Unlike dogs, who will continue to try to struggle through the pain to do their usual thing and can be seen stiffly hobbling out the door for their daily walk, we now know that cats will just become less active and sleep more, because it is just more comfortable than moving around.

The idea that cats just sleep more when they get older is now seriously questioned as we realize that over 80 per cent of cats in their senior years suffer from some arthritis, and they will all spend more time in a day active and less sleeping when they are placed on an anti-inflammatory pain medication.

So, as long as we are getting our dogs out for at least 45 minutes every day, and interacting with our indoor cats regularly, the area we should all focus on is diet.

Your vet should be able to provide you with nutritional guidance specific for your pet and situation. This starts with an assessment of their body condition to determine an approximate body fat percentage.

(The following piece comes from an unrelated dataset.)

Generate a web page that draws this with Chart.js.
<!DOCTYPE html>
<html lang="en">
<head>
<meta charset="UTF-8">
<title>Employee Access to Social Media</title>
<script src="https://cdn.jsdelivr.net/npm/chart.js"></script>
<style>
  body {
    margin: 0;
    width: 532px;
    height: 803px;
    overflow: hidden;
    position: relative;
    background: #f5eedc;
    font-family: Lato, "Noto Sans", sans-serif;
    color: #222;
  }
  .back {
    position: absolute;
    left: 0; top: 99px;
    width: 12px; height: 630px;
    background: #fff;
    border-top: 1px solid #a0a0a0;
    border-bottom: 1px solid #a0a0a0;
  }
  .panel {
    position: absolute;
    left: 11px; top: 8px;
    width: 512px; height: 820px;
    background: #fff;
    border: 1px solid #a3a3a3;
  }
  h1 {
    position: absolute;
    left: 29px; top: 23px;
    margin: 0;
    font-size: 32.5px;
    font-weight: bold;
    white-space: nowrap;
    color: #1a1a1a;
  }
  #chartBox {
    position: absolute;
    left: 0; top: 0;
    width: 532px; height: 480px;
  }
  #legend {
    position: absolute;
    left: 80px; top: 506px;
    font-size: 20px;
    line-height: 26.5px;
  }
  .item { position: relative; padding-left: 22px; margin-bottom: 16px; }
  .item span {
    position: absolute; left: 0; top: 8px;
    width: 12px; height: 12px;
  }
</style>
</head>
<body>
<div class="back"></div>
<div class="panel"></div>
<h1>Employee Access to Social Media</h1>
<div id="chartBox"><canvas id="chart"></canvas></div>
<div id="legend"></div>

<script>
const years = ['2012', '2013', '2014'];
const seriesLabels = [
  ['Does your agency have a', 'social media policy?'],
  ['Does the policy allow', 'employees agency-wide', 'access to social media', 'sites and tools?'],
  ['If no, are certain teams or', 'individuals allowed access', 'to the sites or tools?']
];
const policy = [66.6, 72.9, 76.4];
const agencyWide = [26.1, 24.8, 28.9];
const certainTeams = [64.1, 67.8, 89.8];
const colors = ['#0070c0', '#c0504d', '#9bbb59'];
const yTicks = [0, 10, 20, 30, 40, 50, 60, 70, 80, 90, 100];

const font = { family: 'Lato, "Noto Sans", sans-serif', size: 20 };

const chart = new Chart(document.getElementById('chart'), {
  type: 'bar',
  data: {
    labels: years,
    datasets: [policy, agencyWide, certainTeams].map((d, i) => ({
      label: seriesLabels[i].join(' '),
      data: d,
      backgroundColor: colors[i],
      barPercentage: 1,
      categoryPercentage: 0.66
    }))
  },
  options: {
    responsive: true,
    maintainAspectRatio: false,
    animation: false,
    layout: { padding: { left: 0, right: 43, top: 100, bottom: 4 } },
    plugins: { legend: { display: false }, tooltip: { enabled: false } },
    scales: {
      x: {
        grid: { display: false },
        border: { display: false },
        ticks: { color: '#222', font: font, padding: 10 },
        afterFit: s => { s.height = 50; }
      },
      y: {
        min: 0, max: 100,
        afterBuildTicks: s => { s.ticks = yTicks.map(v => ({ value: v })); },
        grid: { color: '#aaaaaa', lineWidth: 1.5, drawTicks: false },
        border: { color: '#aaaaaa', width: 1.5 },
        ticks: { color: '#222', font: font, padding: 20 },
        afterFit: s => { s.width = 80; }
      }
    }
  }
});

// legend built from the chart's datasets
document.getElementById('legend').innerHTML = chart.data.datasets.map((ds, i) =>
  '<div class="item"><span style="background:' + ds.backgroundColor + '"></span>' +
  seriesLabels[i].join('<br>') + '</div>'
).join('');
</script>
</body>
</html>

We can then compare the current weight to an ideal weight and develop a dietary plan to get you there, based on daily calories and the right balance of protein, fat and carbohydrate. As a rough guide most adult cats need around 200 calories per day and a 30kg (66lb) dog needs around 1500 calories per day.

For weight loss, we will need to create a deficit of daily energy intake so that the body begins to burn some of its stored fuel. There is tremendous variability in the calorie content of a cup or a can of one food compared to another, so you will need to do some math to work out the right amount to feed to reach your goal, and it will be very different for different foods.

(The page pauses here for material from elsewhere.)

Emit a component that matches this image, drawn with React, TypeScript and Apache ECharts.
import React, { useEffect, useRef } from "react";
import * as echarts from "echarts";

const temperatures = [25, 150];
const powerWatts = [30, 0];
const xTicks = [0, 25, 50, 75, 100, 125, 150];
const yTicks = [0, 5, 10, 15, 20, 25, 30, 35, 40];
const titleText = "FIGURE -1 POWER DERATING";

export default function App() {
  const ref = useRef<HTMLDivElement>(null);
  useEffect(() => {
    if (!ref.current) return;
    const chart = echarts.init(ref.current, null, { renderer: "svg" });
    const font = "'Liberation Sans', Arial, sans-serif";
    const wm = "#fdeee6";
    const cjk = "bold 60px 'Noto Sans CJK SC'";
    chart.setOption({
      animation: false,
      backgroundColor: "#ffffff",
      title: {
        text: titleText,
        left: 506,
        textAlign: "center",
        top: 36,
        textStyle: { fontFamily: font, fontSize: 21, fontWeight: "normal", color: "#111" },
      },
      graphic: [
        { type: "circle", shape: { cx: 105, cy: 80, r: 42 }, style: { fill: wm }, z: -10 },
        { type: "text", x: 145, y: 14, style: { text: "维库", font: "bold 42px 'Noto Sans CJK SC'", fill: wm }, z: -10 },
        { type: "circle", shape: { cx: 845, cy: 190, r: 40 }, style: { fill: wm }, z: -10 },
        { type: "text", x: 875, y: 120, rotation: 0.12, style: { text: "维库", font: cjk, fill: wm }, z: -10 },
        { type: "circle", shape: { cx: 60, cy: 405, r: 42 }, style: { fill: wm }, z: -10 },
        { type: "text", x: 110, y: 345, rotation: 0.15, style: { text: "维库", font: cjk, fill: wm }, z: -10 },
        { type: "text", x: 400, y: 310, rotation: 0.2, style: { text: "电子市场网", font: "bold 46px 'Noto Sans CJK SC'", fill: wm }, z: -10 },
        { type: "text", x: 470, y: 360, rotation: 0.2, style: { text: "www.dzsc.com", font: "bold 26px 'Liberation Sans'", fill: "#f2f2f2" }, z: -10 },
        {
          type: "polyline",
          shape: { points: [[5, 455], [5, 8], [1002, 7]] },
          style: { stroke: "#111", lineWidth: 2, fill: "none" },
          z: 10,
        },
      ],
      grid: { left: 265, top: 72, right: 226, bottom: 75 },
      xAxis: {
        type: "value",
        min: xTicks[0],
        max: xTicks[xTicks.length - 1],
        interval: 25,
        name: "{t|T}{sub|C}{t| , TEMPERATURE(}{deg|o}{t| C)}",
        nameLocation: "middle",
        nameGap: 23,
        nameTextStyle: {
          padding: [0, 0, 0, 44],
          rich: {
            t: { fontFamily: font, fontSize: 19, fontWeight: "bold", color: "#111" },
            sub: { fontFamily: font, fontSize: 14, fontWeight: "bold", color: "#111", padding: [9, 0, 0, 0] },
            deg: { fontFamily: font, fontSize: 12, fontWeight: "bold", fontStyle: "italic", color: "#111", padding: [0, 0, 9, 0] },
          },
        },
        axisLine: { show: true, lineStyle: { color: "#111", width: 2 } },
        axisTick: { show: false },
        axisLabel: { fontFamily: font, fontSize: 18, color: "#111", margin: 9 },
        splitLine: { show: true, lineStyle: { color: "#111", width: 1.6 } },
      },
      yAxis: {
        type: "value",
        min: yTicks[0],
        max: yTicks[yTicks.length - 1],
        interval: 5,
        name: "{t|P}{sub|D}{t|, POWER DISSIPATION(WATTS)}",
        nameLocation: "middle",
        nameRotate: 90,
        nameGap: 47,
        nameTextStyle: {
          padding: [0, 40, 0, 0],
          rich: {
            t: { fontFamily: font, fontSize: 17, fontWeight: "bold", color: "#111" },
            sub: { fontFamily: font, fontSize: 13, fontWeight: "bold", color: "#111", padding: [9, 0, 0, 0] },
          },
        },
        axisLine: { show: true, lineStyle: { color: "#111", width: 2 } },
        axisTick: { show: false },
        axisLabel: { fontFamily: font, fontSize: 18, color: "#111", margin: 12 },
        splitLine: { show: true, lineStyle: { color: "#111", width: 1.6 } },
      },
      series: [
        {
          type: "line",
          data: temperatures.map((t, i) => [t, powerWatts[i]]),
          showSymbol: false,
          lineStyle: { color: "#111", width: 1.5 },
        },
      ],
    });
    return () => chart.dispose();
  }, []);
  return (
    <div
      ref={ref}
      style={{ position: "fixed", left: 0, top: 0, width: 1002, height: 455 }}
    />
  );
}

Again, your vet should be able to help you with both a recommended diet type and a calculation for weight loss, then maintenance. Your job will then be to make sure that you are first measuring that food very carefully and be diligent accounting for any extra treats.

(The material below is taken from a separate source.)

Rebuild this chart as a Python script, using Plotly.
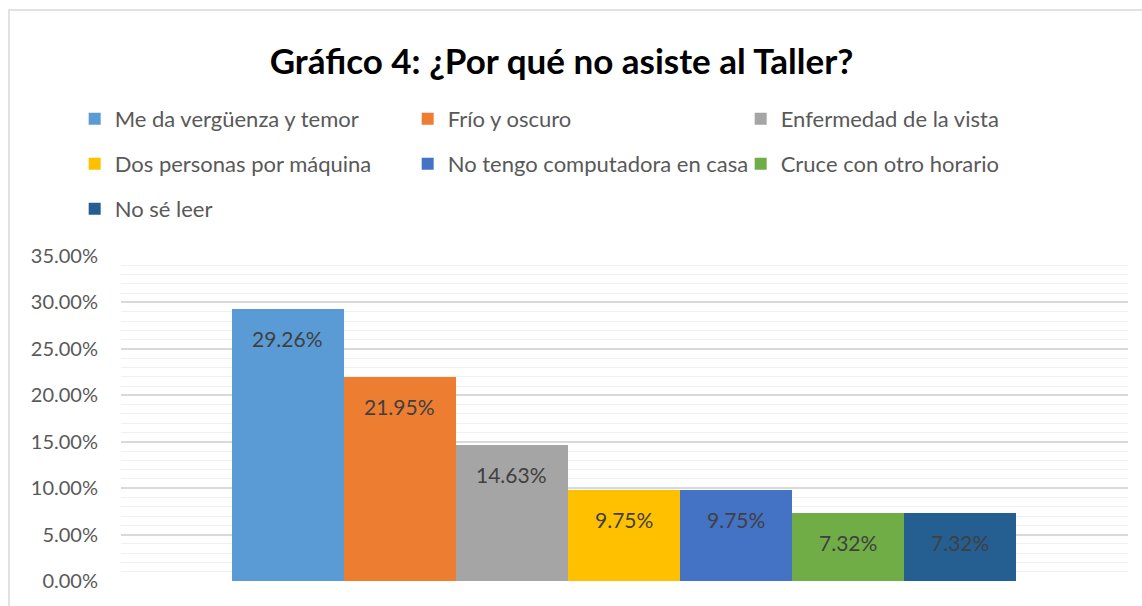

Many cat foods for instance are in the 400 – 450 calories per cup range, so as you can imagine a well rounded 1/4 cup twice a day to reach that 200 calories could easily turn out to be closer to 250 – 300 calories – up to 50 per cent over their requirement.

Likewise, many of the “table scrap” treats our dogs will crave are very high in calories.

In addition to the calorie content, just as it is for people, where those calories are coming from plays a big role in weight gain and loss. As a rule, lower carbohydrate and higher protein diets tend to favor weight reduction.

This is especially true for cats, who are true carnivores, and as such have higher protein requirement to start with. This is why we tend to prefer canned diets for weight loss in cats over dry; canned foods contain more protein and fewer carbs than their kibble counterparts.

It is also worth noting that it is much easier, and will avoid you having to feel like the bad guy, to keep your pet in an ideal weight range rather than having to put them on a more restrictive diet. Dogs especially can really pull on our heart strings by looking devastated due to a reduction in their food portion, so much so that many owners just can’t take it and cave in.

If you feel that your pet may be a little chunky, I urge you to not consider this as just the way they are, or even worse, as cute. Talk to your vet about developing a weight loss plan and then stick to it as best you can. Remember it’s up to us and the benefits can literally save your pet’s life.